Gambling with geology

Just months after its grand opening, China’s Hongqi Bridge partially collapsed in Sichuan — a catastrophic failure that experts are calling a design failure that “should never happen.”

The partial collapse of the newly opened Hongqi Bridge in southwestern Sichuan last week, has sent shockwaves through the global engineering community and ignited debates over the adequacy of geological assessments in infrastructure projects. With zero casualties reported due to human detection of issues a day prior, the Hongqi incident highlights the urgent need for rigorous safety measures in areas prone to landslides and seismic activity. As experts call for accountability, the collapse serves as a stark reminder of the unpredictable forces of nature and the potential risks of large-scale construction in vulnerable regions.

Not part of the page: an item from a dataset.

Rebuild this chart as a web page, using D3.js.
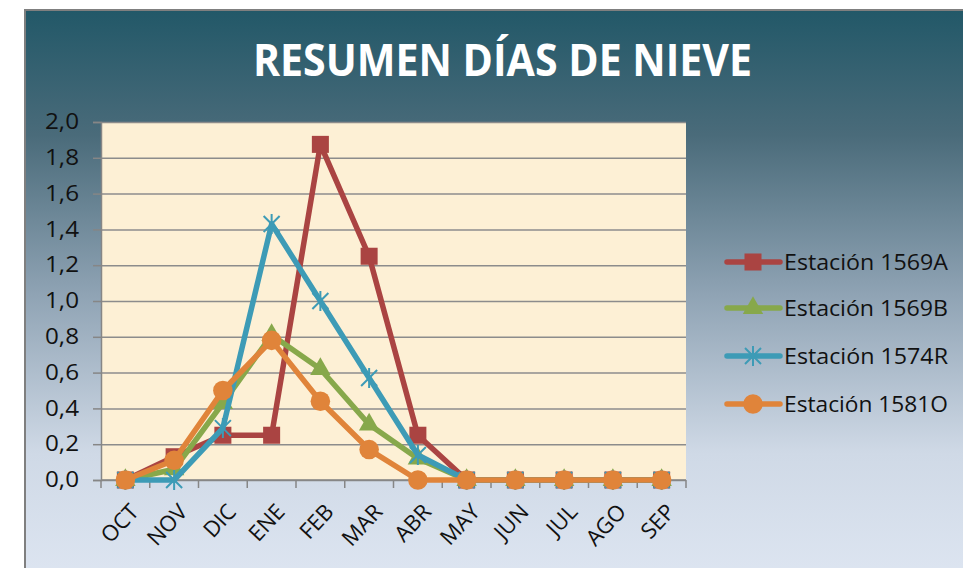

In his assessment of the incident, Casey Jones, a U.S.-based geotechnical engineer with 38 years of experience, pointed to a combination of factors for the failure of the approach span and a section of the bridge structure. These included improper geological assessment, excavation impacts, the potential seepage effects related to a massive nearby dam, and inadequate design considerations as the likely causes of the failure which he asserted “should never happen ever on a project, but particularly in just a handful of months following the opening of a major project like this.”

Emphasizing several issues related to the geological conditions at the bridge’s abutment, he continues:

“I think the cause of the failure here is likely to be due to unfavorable orientation of bedding planes in the rock mass at this abutment of the bridge. One of the important considerations for the alignment of a tunnel or a bridge or roadway is to account for whether rock units dip into the area of the structure or particularly where there’s excavation. You don’t want to remove support and have rock dipping into an area where you’ve essentially cut the toe off. There’s some discussion about whether the presence of the reservoir has caused seepage throughout these rock masses, perhaps lowering the strength of the rock, particularly at these bedding planes. That information hasn’t been clearly presented so far, but I could just tell you almost certainly that this is a design failure that probably did not account for the proper orientation of the bedding planes for this rock. And whether they had planned to do any stabilization efforts like rock bolts and that sort of thing is not clear at this point. But when you have such a massive failure like this, it just to me indicates an overall alignment problem relative to the rock mass in that region or in that area.”